Sitting alongside the factory-backed team’s existing M6 GT3 racer, the M4 entry is among a growing number of GT4 entries expected at the 2018 event.
SRM boss Steven Richards said the team has been working on securing one of the factory-built GT4 racers since the prototype was revealed 12 months ago.
SRM gave the car its first shakedown at Winton last week, with the car impressing Richards straight out of the box.
"It's so easy to run. When we picked it up from the airport, I drove it onto the trailer. Everything about it is simple; it's perfect for an amateur racer to put on the trailer, head to the track, have a drive, and then put it back in the shed. It's a very user-friendly, low-overhead car.
Aside from being cheaper to buy and run, GT4 cars are intended to be more user friendly, and easier for non-professional drivers to get the best out of. Richards gave the example of one gentleman racer being able to get within 1.5s of his Winton time within the first test.
While Richards isn’t willing to discuss actual lap times at this stage, he’s happy with its race potential.
"Its corner speed is fantastic. There were some Supercars and some Carrera Cup cars running during the test, and through the corners the M4 GT4 was as fast, if not faster, than anything else.”
Richards explains that the GT4 cars will make it easier for new drivers to enter Australian GT racing, without having to jump straight to GT3.
“It’ll enable amateur drivers or gentleman racers to take that step up from state level club motorsport, without the daunting step of cars that are unbelievably hard to run.”

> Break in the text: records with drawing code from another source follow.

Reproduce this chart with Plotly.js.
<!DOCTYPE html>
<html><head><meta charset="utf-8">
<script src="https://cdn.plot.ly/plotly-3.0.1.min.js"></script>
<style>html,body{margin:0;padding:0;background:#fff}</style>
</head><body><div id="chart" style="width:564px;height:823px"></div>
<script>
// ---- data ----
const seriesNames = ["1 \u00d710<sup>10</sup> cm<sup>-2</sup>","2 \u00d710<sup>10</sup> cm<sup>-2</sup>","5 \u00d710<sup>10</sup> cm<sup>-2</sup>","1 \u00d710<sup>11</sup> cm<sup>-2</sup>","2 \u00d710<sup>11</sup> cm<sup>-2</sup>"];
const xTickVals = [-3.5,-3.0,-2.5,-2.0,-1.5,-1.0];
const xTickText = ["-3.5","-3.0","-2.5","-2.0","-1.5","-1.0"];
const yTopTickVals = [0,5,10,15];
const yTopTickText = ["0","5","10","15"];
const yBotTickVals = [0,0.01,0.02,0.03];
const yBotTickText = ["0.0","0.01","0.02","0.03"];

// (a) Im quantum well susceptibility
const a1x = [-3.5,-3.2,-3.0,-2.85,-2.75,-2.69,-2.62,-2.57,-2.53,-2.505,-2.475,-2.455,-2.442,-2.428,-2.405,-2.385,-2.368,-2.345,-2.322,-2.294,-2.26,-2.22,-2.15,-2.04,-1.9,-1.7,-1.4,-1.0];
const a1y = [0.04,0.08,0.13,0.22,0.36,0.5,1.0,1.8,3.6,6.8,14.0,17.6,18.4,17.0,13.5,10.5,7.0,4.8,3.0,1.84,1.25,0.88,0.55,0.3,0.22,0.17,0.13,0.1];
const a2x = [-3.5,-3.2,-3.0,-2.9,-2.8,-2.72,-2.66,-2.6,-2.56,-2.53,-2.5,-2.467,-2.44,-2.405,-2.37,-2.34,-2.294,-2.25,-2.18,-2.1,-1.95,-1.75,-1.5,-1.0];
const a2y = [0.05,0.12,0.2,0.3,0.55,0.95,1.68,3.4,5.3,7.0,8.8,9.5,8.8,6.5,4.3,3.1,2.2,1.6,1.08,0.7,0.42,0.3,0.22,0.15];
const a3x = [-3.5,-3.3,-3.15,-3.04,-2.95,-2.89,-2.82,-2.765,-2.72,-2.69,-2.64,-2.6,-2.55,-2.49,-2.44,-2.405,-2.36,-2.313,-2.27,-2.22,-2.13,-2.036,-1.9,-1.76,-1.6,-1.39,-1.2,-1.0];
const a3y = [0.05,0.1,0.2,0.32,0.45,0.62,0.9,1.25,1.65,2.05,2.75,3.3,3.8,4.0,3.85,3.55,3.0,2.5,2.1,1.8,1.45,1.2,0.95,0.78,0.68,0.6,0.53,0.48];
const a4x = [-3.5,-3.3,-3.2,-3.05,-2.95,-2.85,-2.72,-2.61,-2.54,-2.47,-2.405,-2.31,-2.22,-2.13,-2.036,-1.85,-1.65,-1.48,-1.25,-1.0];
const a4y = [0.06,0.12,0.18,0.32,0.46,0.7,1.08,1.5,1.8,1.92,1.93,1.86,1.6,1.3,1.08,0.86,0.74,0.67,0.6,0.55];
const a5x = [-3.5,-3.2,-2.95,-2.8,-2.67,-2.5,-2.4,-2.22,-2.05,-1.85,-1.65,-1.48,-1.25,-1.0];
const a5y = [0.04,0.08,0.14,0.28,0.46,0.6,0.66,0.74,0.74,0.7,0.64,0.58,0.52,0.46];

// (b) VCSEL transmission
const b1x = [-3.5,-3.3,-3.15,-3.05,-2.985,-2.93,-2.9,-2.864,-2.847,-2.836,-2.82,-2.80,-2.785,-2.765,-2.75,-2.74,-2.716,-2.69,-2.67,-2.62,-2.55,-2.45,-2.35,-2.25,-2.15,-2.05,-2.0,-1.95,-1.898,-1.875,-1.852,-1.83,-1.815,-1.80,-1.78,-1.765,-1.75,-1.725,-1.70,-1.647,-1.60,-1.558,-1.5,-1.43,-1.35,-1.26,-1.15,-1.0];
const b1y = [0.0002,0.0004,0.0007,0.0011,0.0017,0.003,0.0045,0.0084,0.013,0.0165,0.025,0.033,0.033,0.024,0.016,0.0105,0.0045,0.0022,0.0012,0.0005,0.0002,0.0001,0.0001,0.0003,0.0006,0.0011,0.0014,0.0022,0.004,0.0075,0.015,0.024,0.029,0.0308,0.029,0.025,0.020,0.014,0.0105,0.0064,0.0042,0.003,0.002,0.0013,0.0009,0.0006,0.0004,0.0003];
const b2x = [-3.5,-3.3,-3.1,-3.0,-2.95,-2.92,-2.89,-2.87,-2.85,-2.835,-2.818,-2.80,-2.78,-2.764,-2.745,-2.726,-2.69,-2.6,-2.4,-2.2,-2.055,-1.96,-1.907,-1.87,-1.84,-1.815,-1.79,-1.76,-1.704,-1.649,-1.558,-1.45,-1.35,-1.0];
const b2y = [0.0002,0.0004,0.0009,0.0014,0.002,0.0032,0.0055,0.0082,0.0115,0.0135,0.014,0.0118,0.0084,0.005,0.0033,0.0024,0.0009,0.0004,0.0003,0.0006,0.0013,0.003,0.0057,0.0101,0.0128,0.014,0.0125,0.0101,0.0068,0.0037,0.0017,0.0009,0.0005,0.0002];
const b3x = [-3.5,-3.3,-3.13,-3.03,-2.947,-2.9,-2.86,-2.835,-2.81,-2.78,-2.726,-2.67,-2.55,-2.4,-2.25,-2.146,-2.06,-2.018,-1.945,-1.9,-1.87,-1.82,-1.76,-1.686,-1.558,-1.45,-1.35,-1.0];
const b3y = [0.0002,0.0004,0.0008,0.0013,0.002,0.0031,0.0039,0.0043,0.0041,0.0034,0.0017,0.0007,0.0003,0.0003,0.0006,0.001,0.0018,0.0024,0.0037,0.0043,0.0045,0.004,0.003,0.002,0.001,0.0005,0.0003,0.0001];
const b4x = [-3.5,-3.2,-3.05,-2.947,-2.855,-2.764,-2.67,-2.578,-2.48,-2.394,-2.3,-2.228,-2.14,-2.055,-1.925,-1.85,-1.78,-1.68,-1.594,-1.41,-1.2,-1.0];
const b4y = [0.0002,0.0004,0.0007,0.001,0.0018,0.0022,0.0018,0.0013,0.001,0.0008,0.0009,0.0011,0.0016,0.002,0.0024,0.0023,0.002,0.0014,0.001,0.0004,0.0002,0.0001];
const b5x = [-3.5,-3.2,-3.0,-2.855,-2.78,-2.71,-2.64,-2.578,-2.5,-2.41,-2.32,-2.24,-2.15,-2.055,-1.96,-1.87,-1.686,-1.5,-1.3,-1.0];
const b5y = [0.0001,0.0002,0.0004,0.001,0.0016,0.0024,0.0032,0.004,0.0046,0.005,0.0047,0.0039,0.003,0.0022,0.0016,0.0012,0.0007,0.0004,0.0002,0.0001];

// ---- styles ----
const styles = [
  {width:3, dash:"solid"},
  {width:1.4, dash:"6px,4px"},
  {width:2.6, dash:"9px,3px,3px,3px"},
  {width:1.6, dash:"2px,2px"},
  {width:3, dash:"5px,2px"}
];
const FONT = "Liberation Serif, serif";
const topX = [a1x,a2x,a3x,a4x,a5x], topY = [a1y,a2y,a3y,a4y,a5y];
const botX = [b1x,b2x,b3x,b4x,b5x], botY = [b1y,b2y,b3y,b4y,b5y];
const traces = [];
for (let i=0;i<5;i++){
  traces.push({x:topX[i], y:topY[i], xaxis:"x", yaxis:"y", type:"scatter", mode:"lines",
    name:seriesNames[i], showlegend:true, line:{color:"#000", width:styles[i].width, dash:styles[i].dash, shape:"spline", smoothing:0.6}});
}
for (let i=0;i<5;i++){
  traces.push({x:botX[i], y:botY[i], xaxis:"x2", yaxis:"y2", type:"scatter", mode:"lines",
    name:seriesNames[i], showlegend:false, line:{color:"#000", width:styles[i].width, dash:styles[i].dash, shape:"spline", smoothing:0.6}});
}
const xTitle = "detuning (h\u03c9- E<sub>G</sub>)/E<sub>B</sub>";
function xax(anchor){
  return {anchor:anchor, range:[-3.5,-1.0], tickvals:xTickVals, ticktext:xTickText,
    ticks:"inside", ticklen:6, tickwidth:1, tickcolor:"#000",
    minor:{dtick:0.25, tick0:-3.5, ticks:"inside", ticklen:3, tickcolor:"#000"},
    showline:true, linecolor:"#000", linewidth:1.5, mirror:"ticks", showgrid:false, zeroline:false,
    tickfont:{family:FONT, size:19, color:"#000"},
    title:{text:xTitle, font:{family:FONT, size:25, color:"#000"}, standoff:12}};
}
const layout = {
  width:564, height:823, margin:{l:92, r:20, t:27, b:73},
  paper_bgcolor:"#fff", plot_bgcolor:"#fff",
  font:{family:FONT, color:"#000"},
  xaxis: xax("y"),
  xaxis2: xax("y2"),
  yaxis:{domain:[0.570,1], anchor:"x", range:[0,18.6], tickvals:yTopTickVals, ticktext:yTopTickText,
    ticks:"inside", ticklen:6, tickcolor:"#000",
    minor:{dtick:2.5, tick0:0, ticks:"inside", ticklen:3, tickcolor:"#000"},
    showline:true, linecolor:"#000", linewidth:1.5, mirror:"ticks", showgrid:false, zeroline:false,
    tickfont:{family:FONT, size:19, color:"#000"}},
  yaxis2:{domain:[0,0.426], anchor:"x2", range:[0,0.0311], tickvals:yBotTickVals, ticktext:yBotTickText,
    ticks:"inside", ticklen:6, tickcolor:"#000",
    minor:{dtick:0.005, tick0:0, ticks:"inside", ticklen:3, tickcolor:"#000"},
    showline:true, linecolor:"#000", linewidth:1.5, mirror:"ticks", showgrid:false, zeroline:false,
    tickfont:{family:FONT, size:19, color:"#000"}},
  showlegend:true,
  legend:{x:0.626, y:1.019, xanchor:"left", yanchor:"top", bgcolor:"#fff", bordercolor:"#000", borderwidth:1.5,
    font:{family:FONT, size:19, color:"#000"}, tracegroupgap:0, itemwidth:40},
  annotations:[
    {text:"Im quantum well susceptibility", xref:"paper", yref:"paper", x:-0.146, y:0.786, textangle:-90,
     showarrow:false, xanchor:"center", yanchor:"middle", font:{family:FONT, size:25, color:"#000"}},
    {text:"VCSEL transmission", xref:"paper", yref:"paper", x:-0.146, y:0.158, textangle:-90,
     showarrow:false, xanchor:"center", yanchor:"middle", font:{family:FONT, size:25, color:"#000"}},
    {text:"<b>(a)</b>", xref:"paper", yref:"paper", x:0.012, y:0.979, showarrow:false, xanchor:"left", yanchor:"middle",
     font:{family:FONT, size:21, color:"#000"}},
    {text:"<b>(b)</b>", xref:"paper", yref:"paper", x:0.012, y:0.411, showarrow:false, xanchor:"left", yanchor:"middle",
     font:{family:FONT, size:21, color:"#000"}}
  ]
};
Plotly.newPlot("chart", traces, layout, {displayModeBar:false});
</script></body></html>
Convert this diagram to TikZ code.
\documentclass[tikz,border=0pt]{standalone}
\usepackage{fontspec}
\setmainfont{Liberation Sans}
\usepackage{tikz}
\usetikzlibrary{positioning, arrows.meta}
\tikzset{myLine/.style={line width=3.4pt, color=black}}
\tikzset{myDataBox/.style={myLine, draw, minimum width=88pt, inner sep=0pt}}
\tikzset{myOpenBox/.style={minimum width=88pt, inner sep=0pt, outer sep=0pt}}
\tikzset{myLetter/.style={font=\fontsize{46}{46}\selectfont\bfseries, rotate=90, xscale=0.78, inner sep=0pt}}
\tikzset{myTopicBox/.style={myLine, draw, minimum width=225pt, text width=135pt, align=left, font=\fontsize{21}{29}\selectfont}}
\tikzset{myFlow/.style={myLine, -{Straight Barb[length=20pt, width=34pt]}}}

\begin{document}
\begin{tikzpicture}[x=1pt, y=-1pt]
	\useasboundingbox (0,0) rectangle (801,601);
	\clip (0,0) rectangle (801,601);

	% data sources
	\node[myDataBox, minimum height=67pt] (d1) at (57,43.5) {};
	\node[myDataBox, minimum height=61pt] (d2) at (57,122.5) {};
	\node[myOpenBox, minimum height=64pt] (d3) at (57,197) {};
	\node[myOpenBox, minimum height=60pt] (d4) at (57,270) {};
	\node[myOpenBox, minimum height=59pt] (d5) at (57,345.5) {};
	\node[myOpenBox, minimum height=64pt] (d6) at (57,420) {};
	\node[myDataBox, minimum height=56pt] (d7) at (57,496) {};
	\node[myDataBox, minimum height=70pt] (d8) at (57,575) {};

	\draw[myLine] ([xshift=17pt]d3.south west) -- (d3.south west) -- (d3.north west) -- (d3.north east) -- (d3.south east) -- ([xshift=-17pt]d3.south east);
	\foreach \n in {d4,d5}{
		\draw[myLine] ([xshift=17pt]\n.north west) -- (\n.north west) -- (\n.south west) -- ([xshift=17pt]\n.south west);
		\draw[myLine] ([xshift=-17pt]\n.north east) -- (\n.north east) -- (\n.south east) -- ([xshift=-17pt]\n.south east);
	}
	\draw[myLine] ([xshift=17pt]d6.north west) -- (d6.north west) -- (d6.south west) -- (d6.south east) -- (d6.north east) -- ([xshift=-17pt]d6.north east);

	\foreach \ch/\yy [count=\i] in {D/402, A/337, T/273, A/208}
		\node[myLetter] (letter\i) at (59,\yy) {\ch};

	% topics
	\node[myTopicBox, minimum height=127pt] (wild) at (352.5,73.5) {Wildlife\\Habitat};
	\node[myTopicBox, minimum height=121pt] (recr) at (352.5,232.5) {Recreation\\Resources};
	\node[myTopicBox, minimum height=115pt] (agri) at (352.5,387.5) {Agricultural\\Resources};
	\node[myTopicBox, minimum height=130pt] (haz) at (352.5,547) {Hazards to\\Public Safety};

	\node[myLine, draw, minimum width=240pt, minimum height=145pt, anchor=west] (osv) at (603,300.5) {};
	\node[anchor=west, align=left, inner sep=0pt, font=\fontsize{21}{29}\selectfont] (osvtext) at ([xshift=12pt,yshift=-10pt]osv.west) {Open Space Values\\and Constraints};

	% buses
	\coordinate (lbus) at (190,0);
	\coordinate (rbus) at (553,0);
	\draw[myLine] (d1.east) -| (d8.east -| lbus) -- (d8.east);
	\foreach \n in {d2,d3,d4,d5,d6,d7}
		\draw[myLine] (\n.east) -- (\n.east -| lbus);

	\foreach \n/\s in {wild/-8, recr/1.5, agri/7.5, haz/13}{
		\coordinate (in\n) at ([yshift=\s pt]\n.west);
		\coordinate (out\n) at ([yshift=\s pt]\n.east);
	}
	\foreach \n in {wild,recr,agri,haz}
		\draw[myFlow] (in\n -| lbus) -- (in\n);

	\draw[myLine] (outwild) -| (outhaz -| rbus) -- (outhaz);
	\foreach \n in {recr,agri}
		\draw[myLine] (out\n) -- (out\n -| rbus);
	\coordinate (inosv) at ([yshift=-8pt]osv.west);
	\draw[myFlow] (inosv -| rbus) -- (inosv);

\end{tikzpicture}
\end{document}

“In some other forms of motor racing it’s a lot harder because of the speeds, the aero and the level of commitment to drive the cars, it’s really difficult for some of the guys to get that last two seconds, not that last two tenths. GT4 cars will be a great evener for the amateur drivers.”
GT4 sits beneath the more exotic GT3 sports car category, with the cars intended to share track space with the GT3 racers as a sub class rather than racing individually.
The M4 GT4 cars cost around AU$300,000 landed, which is significantly cheaper than most factory GT3 cars, not least the Ferrari 488 GT3 that won this year’s Bathurst 12 Hour that reportedly carries a million dollar price tag.
Richards points out that the factory M4 GT4 is also a cheaper option than developing your own M4 production racer from scratch.
Built from a production car shell, the M4 GT4 uses the road car’s twin-turbo six-cylinder engine and seven-speed dual-clutch transmission, with a race-spec roll cage and interior, brakes, wheels and tyres, fuel system, and aero package.
Other GT4 cars expected to run in the 2018 Bathurst 12 Hour include a pair of KTM X-Bows, an Aston Martin, up to five AMG GT4s, with several Audi R8 GT4s also expected.
Another two M4 GT4s are also expected, with touring car legend Tony Longhurst privately entering a car that will share a pit garage with the SRM entry, along with another New Zealand-based entry being run separately.
The SRM M4 GT4 is also expected to make an appearance in the 2018 Australian GT Championship, but details are still being finalised.
SRM’s three-driver Bathurst 12 Hour line-up is yet to be confirmed, but the car will make its race debut at the iconic Mount Panorama circuit on Sunday, February 4.